▸ PROBLEM STATEMENT
Restate the listing below word for word, omitting any images.
::: STORED DATA
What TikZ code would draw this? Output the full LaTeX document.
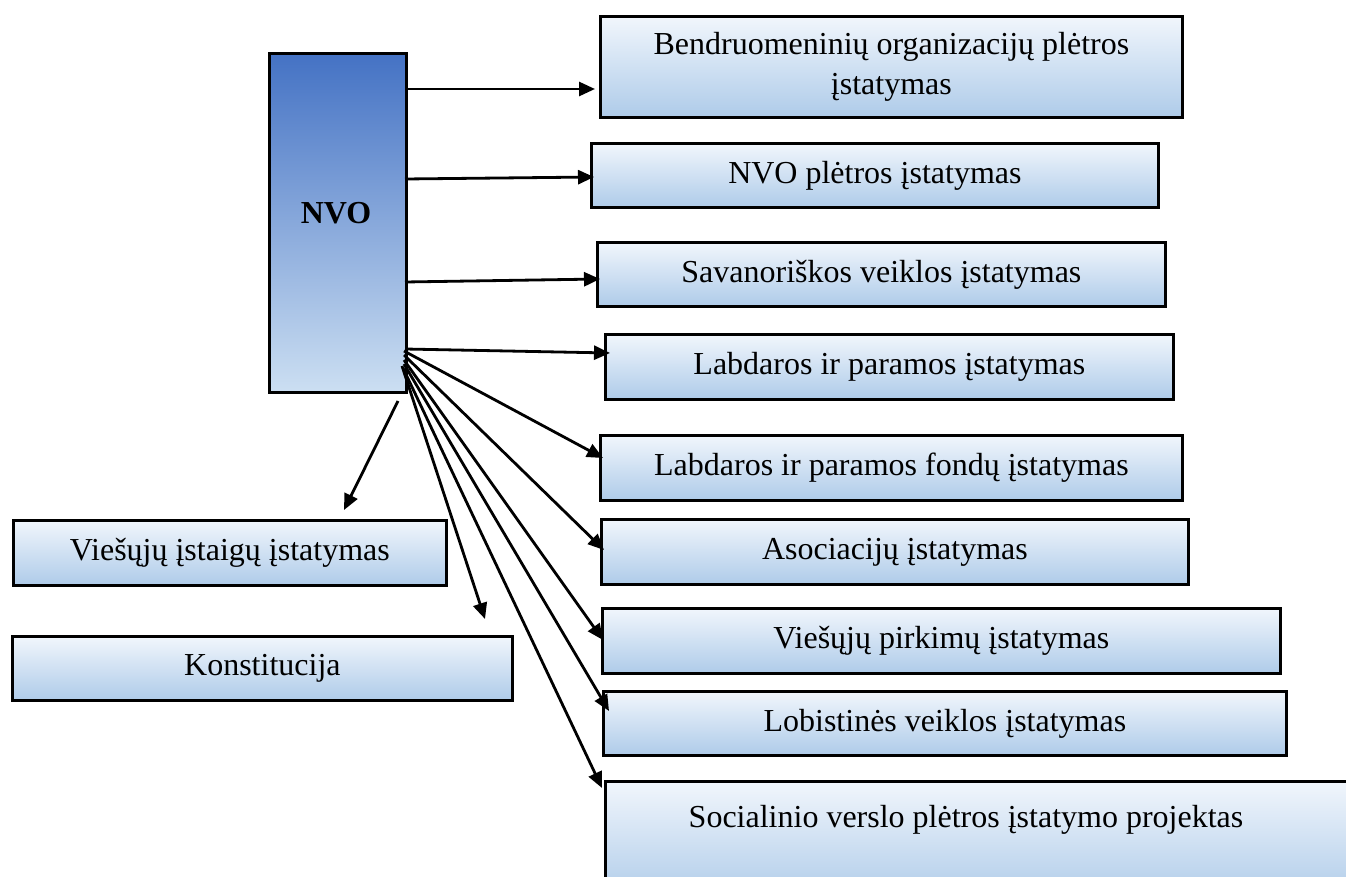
\documentclass[tikz,border=0pt]{standalone}
\usepackage{fontspec}
\setmainfont{Liberation Serif}
\usetikzlibrary{arrows.meta}
\definecolor{boxtop}{RGB}{241,246,252}
\definecolor{boxbot}{RGB}{174,203,233}
\definecolor{nvotop}{RGB}{68,114,196}
\definecolor{nvobot}{RGB}{204,223,242}
\tikzset{
  lawbox/.style={draw=black, line width=2.8pt, top color=boxtop, bottom color=boxbot,
    anchor=north west, inner sep=0pt, align=center,
    font=\fontsize{32}{40}\selectfont},
  lawtext/.style={inner sep=0pt, align=center, font=\fontsize{32}{40}\selectfont},
  link/.style={line width=2.8pt, -{Triangle[length=16pt,width=14pt]}}
}
\begin{document}
\begin{tikzpicture}[x=1pt,y=-1pt]
\useasboundingbox (0,0) rectangle (1346,877);
\clip (0,0) rectangle (1346,877);
% central box
\node[draw=black, line width=2.8pt, top color=nvotop, bottom color=nvobot, anchor=north west,
  minimum width=137pt, minimum height=339pt, inner sep=0pt] (nvo) at (268,52) {};
\node[font=\fontsize{32}{36}\selectfont\bfseries, inner sep=0pt] (nvol) at (336,213) {NVO};
% right boxes
\node[lawbox, minimum width=582pt, minimum height=101pt] (b1) at (599,15)
  {Bendruomeninių organizacijų plėtros\\įstatymas};
\node[lawbox, minimum width=567pt, minimum height=64pt] (b2) at (590,142) {NVO plėtros įstatymas};
\node[lawbox, minimum width=568pt, minimum height=64pt] (b3) at (596,241) {Savanoriškos veiklos įstatymas};
\node[lawbox, minimum width=568pt, minimum height=65pt] (b4) at (604,333) {Labdaros ir paramos įstatymas};
\node[lawbox, minimum width=582pt, minimum height=65pt] (b5) at (599,434) {Labdaros ir paramos fondų įstatymas};
\node[lawbox, minimum width=587pt, minimum height=65pt] (b6) at (600,518) {Asociacijų įstatymas};
\node[lawbox, minimum width=678pt, minimum height=65pt] (b7) at (601,607) {Viešųjų pirkimų įstatymas};
\node[lawbox, minimum width=683pt, minimum height=64pt] (b8) at (602,690) {Lobistinės veiklos įstatymas};
\node[lawbox, minimum width=780pt, minimum height=120pt] (b9) at (604,780) {};
\node[lawtext] (b9t) at (966,820) {Socialinio verslo plėtros įstatymo projektas};
% left boxes
\node[lawbox, minimum width=433pt, minimum height=65pt] (l1) at (12,519) {Viešųjų įstaigų įstatymas};
\node[lawbox, minimum width=500pt, minimum height=64pt] (l2) at (11,635) {Konstitucija};
% connector points
\coordinate (s1) at (405,89);
\coordinate (s2) at (405,179);
\coordinate (s3) at (405,282);
\coordinate (s4) at (405,349);
\coordinate (s5) at (404,351);
\coordinate (s6) at (404,355);
\coordinate (s7) at (404,360);
\coordinate (s8) at (404,364);
\coordinate (s9) at (403,368);
\coordinate (s10) at (398,401);
\coordinate (s11) at (402,366);
\coordinate (t1) at (595,89);
\coordinate (t2) at (594,177);
\coordinate (t3) at (600,279);
\coordinate (t4) at (610,353);
\coordinate (t5) at (603,458);
\coordinate (t6) at (604,550);
\coordinate (t7) at (603,640);
\coordinate (t8) at (609,711);
\coordinate (t9) at (602,788);
\coordinate (t10) at (344,510);
\coordinate (t11) at (485,619);
\draw[link] (s1) -- (t1);
\draw[link] (s2) -- (t2);
\draw[link] (s3) -- (t3);
\draw[link] (s4) -- (t4);
\draw[link] (s5) -- (t5);
\draw[link] (s6) -- (t6);
\draw[link] (s7) -- (t7);
\draw[link] (s8) -- (t8);
\draw[link] (s9) -- (t9);
\draw[link] (s10) -- (t10);
\draw[link] (s11) -- (t11);
\end{tikzpicture}
\end{document}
::::::
▸ TASK ANSWER
What TikZ code would draw this? Output the full LaTeX document.
\documentclass[tikz,border=0pt]{standalone}
\usepackage{fontspec}
\setmainfont{Liberation Serif}
\usetikzlibrary{arrows.meta}
\definecolor{boxtop}{RGB}{241,246,252}
\definecolor{boxbot}{RGB}{174,203,233}
\definecolor{nvotop}{RGB}{68,114,196}
\definecolor{nvobot}{RGB}{204,223,242}
\tikzset{
  lawbox/.style={draw=black, line width=2.8pt, top color=boxtop, bottom color=boxbot,
    anchor=north west, inner sep=0pt, align=center,
    font=\fontsize{32}{40}\selectfont},
  lawtext/.style={inner sep=0pt, align=center, font=\fontsize{32}{40}\selectfont},
  link/.style={line width=2.8pt, -{Triangle[length=16pt,width=14pt]}}
}
\begin{document}
\begin{tikzpicture}[x=1pt,y=-1pt]
\useasboundingbox (0,0) rectangle (1346,877);
\clip (0,0) rectangle (1346,877);
% central box
\node[draw=black, line width=2.8pt, top color=nvotop, bottom color=nvobot, anchor=north west,
  minimum width=137pt, minimum height=339pt, inner sep=0pt] (nvo) at (268,52) {};
\node[font=\fontsize{32}{36}\selectfont\bfseries, inner sep=0pt] (nvol) at (336,213) {NVO};
% right boxes
\node[lawbox, minimum width=582pt, minimum height=101pt] (b1) at (599,15)
  {Bendruomeninių organizacijų plėtros\\įstatymas};
\node[lawbox, minimum width=567pt, minimum height=64pt] (b2) at (590,142) {NVO plėtros įstatymas};
\node[lawbox, minimum width=568pt, minimum height=64pt] (b3) at (596,241) {Savanoriškos veiklos įstatymas};
\node[lawbox, minimum width=568pt, minimum height=65pt] (b4) at (604,333) {Labdaros ir paramos įstatymas};
\node[lawbox, minimum width=582pt, minimum height=65pt] (b5) at (599,434) {Labdaros ir paramos fondų įstatymas};
\node[lawbox, minimum width=587pt, minimum height=65pt] (b6) at (600,518) {Asociacijų įstatymas};
\node[lawbox, minimum width=678pt, minimum height=65pt] (b7) at (601,607) {Viešųjų pirkimų įstatymas};
\node[lawbox, minimum width=683pt, minimum height=64pt] (b8) at (602,690) {Lobistinės veiklos įstatymas};
\node[lawbox, minimum width=780pt, minimum height=120pt] (b9) at (604,780) {};
\node[lawtext] (b9t) at (966,820) {Socialinio verslo plėtros įstatymo projektas};
% left boxes
\node[lawbox, minimum width=433pt, minimum height=65pt] (l1) at (12,519) {Viešųjų įstaigų įstatymas};
\node[lawbox, minimum width=500pt, minimum height=64pt] (l2) at (11,635) {Konstitucija};
% connector points
\coordinate (s1) at (405,89);
\coordinate (s2) at (405,179);
\coordinate (s3) at (405,282);
\coordinate (s4) at (405,349);
\coordinate (s5) at (404,351);
\coordinate (s6) at (404,355);
\coordinate (s7) at (404,360);
\coordinate (s8) at (404,364);
\coordinate (s9) at (403,368);
\coordinate (s10) at (398,401);
\coordinate (s11) at (402,366);
\coordinate (t1) at (595,89);
\coordinate (t2) at (594,177);
\coordinate (t3) at (600,279);
\coordinate (t4) at (610,353);
\coordinate (t5) at (603,458);
\coordinate (t6) at (604,550);
\coordinate (t7) at (603,640);
\coordinate (t8) at (609,711);
\coordinate (t9) at (602,788);
\coordinate (t10) at (344,510);
\coordinate (t11) at (485,619);
\draw[link] (s1) -- (t1);
\draw[link] (s2) -- (t2);
\draw[link] (s3) -- (t3);
\draw[link] (s4) -- (t4);
\draw[link] (s5) -- (t5);
\draw[link] (s6) -- (t6);
\draw[link] (s7) -- (t7);
\draw[link] (s8) -- (t8);
\draw[link] (s9) -- (t9);
\draw[link] (s10) -- (t10);
\draw[link] (s11) -- (t11);
\end{tikzpicture}
\end{document}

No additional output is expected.